Kreis Kleve Wenn das Heim die Familie ersetzt

Kreis Kleve · Die 17 Jahre alte Rubina wohnt in der Mariengruppe des Wachtendonker Kinderheims. Seit ihrem zweiten Lebensjahr ist sie von ihrer Familie getrennt. Im Alltag muss sie manchmal mit Vorurteilen kämpfen. Sie sehnt sich nach einer Familie.

Als eine Mitschülerin mal über ihre Mutter meckerte, konnte Rubina nur mit dem Kopf schütteln. "Sei ehrlich mal froh, dass Du die hast", war damals ihre Antwort. Denn eine eigene Familie hat die 17-Jährige nicht. Statt im "Hotel Mama", wie ihre Mitschüler, lebt sie in Geldern in einer Wohngruppe des Wachtendonker Kinderheims.

Aktuell sind dort fünf Mädchen. "Wir haben hier einen Putzplan, gehen selber einkaufen und kochen", sagt die Jugendliche. Morgens, bevor Rubina sich auf den Weg zum Praktikum macht, schaltet sie den Fernseher ein. "Damit ich mich nicht so alleine fühle", sagt sie.

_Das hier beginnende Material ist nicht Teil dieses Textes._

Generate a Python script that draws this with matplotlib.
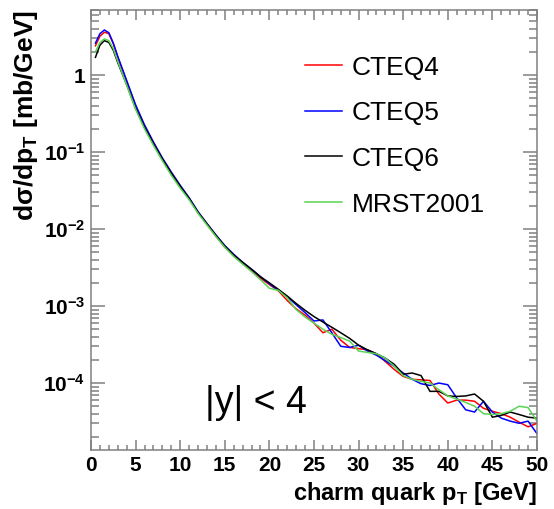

Als sie zwei Jahre alt war, kam sie ins Kinderheim. Ihren leiblichen Vater kennt die junge Frau nicht. Mit vier Jahren kam sie in eine Pflegefamilie. Es folgten viele Umzüge. Seit einem Jahr ist sie in der Mariengruppe in Geldern.

"Nach langer Zeit habe ich wieder das Gefühl von Vertrauen", sagt die junge Frau. Mit den anderen Jugendlichen in der Gruppe kann sie über ihre Ausbildung zur staatlich geprüften Servicekraft quatschen. Drei Mal in der Woche wird zusammen gekocht und Sonntag morgens gemeinsam gefrühstückt. "Mit frischen Brötchen und Eiern. Da sagt keiner: Ich schlafe länger", erzählt Rubina.

Die Betreuer haben immer ein offenes Ohr für sie. "Wir gehen auch schon mal zusammen ins Kino oder bowlen." Trotzdem sagt die 17-Jährige: "Man kann das Gefühl von Familie nicht ersetzen." Ihr fehlt ihr jüngerer Bruder, der im Anna-Stift in Goch wohnt. "Ich habe eigentlich nur mich selbst."

Gut, dass es da auch noch ihre beste Freundin Jenny gibt. Sie kommt oft zu Besuch. Übernachten ist aber nicht möglich. Auch, wenn Rubina woanders übernachten möchte, muss sie ganz genau sagen, bei wem sie ist, die Adresse angeben, und so ohne weiteres geht das auch nicht. "Das ist schon anders als in einer Familie." Wie Familie sein kann, hat sie vergangenes Weihnachten bei ihrem Ex-Freund erlebt. "Das war unglaublich. Die haben eine sehr große Familie. Es war für mich wie eine Bilderbuchgeschichte", erinnert sie sich. "Es war der schönste Moment in meinem Leben."

Ungern denkt sie daran, dass sie bald 18 Jahre alt wird und demnächst aus dem Heim ausziehen müsste. Sie möchte aber einen Antrag auf Verlängerung stellen, denn sonst muss sie bald in die erste eigene Wohnung ziehen. Erst einmal aber sucht sie jetzt einen Ausbildungsplatz für die Zeit nach dem Schulabschluss.

Ihre Arbeitgeber haben kein Problem damit, dass sie im Heim wohnt. "Die haben zugehört und sogar Interesse gezeigt", sagt Rubina. Anders als einige ihrer Klassenkameraden. Von denen musste sie sich Vorurteile über Heimkinder anhören. Das Wort "asozial" fiel. "Ich finde, keiner darf alle über einen Kamm scheren", sagt Rubina. Jeden Morgen steht sie selbstständig auf, macht sich fertig für ihr Praktikum. "Ich will mein eigenes Leben in den Griff kriegen."

Später möchte sie eine Familie haben. "Meinen Kindern soll es gutgehen, und ich kann mich ja auch wohlfühlen, wenn ich meine eigene Familie habe", sagt die Jugendliche mit Blick in die Zukunft. "Auf irgendeine Art habe ich hier auch meine Familie", sagt sie dann über die Mariengruppe.

Wenn sie abends vom Praktikum heimkommt, darf sie einfach nur eine ganz normale Jugendliche sein. Sie hört Musik und zeichnet gerne, so, wie viele andere Mädchen in ihrem Alter.